Entries with chart source code>
>> start

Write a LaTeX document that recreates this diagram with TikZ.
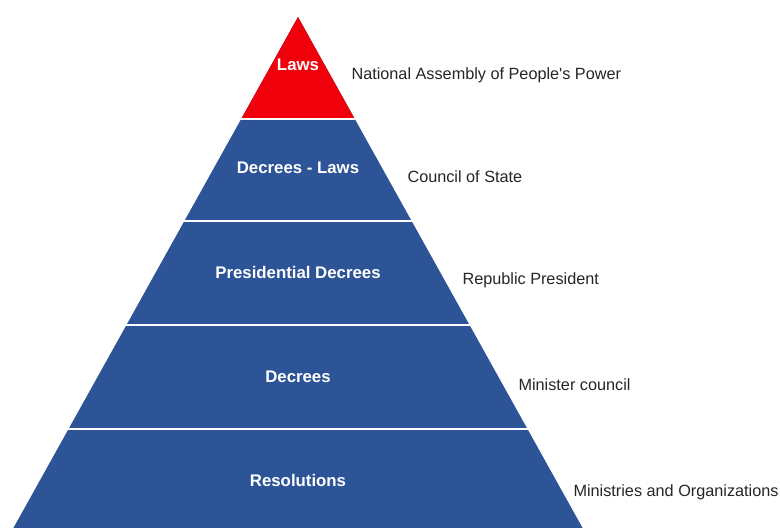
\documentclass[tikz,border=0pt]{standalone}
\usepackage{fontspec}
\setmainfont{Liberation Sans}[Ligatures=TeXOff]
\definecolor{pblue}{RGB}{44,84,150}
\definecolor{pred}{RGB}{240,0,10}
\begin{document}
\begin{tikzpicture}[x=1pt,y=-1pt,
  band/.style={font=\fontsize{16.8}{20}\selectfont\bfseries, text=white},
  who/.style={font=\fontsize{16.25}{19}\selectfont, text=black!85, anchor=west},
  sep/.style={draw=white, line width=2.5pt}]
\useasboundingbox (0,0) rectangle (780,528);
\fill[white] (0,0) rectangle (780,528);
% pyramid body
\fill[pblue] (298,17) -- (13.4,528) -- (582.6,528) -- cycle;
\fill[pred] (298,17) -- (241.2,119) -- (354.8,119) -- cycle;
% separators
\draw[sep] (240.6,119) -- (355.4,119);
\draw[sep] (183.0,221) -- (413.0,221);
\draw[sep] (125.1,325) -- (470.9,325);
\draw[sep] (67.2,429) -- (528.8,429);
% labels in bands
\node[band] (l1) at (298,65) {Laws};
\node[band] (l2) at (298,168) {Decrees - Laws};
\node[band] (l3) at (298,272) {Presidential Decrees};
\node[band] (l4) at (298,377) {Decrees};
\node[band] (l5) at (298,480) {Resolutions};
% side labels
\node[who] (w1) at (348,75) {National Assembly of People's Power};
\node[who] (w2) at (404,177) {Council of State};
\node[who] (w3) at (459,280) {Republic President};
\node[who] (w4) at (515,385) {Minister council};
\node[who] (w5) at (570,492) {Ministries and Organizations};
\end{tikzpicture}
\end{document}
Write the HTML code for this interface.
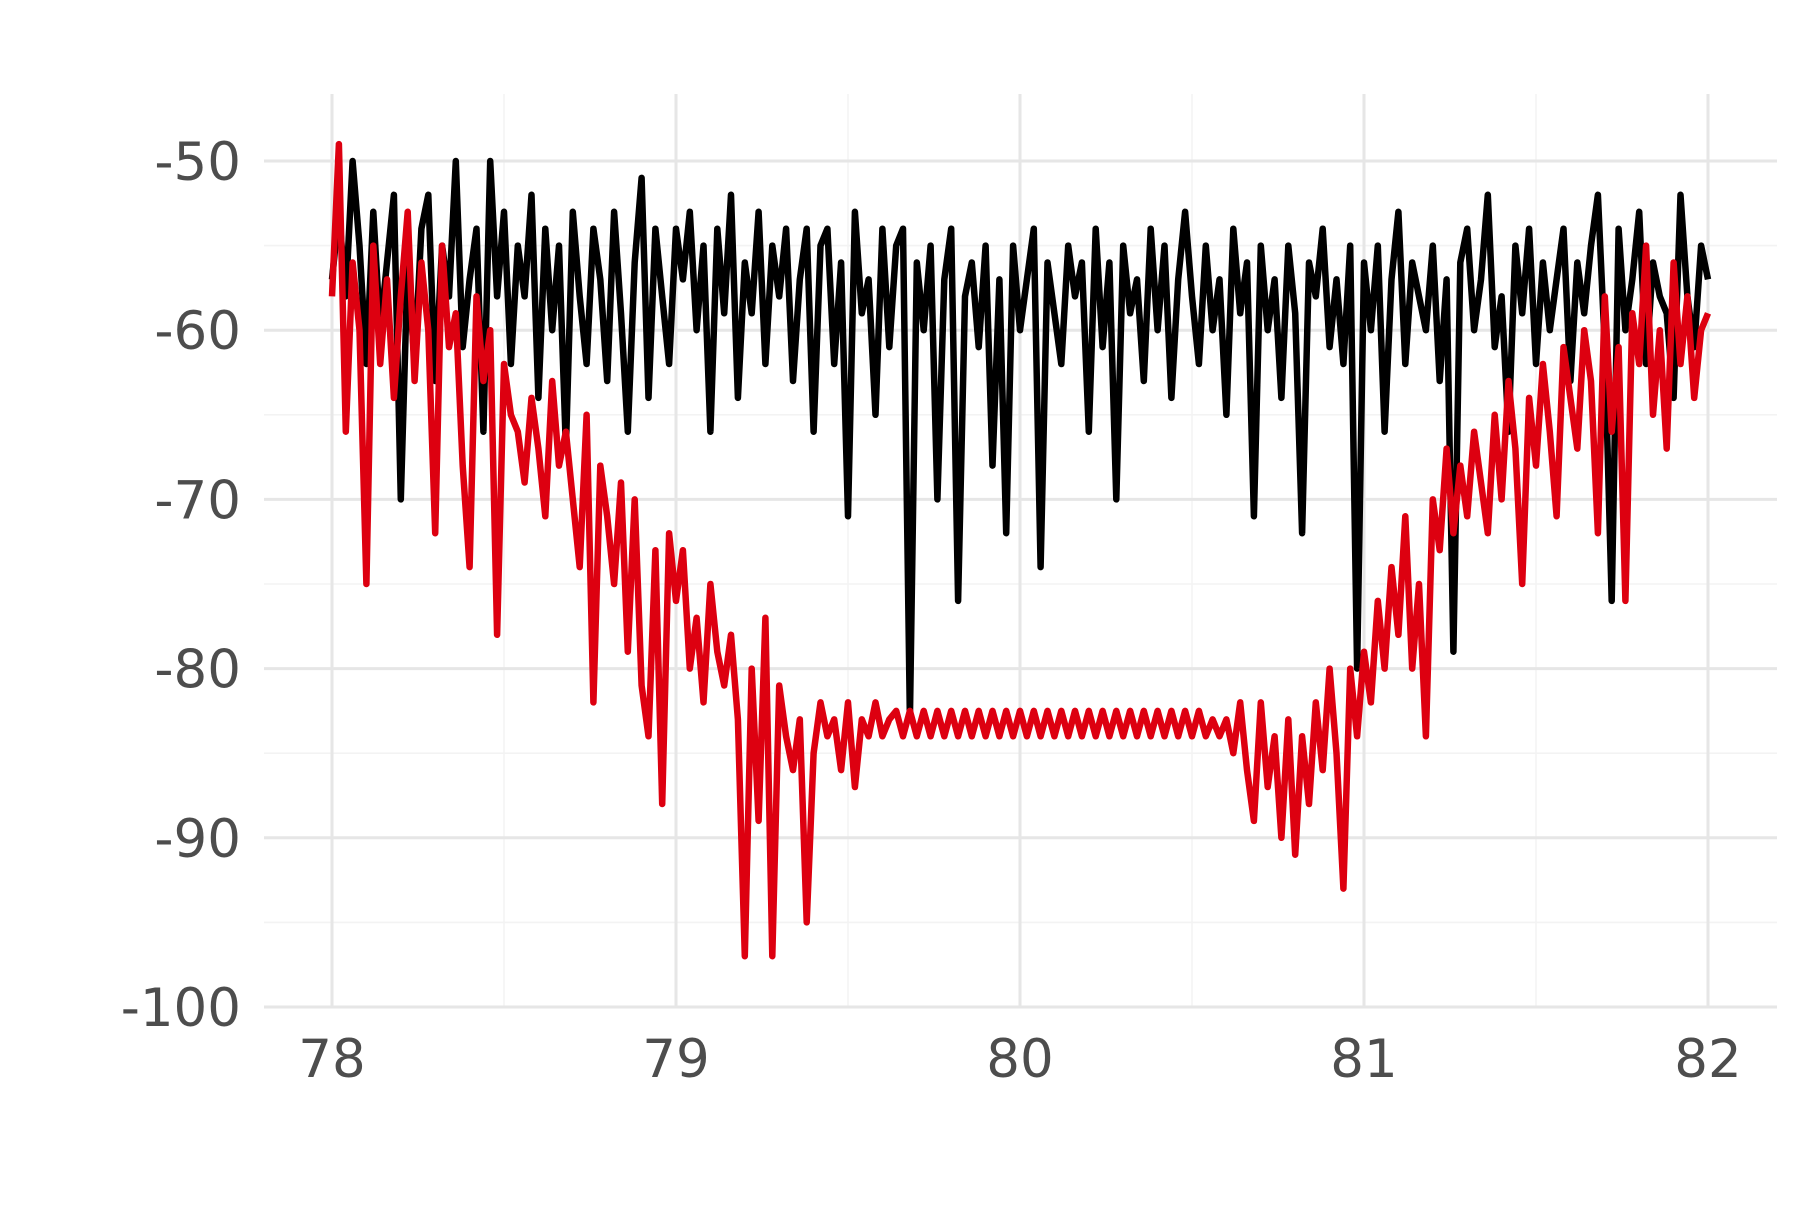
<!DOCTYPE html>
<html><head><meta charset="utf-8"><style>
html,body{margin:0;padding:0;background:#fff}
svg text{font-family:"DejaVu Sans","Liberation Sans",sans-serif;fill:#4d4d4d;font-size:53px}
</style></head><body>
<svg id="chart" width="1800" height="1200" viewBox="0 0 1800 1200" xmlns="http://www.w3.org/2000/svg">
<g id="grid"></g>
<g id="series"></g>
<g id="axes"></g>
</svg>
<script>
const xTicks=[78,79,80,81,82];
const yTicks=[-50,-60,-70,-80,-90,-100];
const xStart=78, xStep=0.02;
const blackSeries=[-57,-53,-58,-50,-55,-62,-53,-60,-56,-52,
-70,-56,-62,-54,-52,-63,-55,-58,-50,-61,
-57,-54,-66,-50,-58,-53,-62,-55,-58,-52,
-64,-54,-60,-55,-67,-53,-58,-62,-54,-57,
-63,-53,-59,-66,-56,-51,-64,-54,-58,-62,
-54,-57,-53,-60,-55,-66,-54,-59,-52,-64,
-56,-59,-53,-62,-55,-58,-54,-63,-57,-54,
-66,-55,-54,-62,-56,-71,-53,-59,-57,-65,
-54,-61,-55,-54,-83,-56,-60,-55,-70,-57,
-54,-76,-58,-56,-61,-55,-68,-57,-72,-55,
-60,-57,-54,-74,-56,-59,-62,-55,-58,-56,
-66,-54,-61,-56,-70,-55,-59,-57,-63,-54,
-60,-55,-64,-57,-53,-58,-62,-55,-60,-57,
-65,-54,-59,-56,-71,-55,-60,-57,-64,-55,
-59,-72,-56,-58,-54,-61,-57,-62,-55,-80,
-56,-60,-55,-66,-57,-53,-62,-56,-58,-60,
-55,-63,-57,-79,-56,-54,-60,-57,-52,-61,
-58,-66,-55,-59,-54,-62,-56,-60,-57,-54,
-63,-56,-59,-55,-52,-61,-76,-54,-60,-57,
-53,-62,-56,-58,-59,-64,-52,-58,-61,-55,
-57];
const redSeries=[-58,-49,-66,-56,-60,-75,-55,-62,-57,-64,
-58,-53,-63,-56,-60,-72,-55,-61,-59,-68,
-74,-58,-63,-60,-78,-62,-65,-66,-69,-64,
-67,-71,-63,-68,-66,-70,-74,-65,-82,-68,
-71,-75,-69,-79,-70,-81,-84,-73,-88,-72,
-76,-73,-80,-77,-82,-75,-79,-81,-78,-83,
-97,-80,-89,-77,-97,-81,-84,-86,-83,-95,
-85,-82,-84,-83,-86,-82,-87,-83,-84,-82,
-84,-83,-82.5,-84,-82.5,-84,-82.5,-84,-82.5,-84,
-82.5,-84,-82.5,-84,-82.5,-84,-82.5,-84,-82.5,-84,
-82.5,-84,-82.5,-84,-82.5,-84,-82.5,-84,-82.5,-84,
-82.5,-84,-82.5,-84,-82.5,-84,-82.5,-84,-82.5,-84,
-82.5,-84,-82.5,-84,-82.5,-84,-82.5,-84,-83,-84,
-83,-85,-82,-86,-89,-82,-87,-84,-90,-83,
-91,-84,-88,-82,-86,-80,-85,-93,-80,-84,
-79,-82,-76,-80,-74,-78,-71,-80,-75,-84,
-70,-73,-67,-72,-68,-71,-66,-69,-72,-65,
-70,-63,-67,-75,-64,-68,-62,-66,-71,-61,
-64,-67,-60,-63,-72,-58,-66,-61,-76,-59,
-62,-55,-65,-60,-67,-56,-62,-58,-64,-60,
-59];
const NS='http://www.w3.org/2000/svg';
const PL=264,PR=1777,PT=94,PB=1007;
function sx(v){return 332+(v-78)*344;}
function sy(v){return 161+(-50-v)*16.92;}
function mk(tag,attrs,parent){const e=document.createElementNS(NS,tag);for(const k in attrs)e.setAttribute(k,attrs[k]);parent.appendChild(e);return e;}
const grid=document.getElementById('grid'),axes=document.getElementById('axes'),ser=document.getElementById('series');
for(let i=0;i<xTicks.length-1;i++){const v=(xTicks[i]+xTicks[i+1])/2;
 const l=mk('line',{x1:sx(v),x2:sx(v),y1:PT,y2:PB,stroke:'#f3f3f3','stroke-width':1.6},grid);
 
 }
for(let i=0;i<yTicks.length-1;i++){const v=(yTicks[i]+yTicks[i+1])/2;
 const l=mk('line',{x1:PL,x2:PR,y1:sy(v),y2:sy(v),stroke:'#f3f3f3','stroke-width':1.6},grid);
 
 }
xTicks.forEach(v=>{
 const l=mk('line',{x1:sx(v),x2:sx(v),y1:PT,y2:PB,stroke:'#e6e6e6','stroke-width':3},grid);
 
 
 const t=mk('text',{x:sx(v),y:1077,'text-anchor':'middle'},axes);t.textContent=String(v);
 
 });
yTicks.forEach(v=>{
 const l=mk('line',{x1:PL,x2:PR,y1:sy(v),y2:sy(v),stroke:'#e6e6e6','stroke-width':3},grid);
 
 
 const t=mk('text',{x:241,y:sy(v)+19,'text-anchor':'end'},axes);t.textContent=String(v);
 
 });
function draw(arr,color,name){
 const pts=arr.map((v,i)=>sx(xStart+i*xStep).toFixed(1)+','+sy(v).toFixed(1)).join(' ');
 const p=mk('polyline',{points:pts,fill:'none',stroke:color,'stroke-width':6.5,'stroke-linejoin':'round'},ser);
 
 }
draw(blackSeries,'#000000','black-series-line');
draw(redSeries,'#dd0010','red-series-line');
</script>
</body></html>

>> end

List all lines where "this" occurs.

Written response>
Write a LaTeX document that recreates this diagram with TikZ.
Write the HTML code for this interface.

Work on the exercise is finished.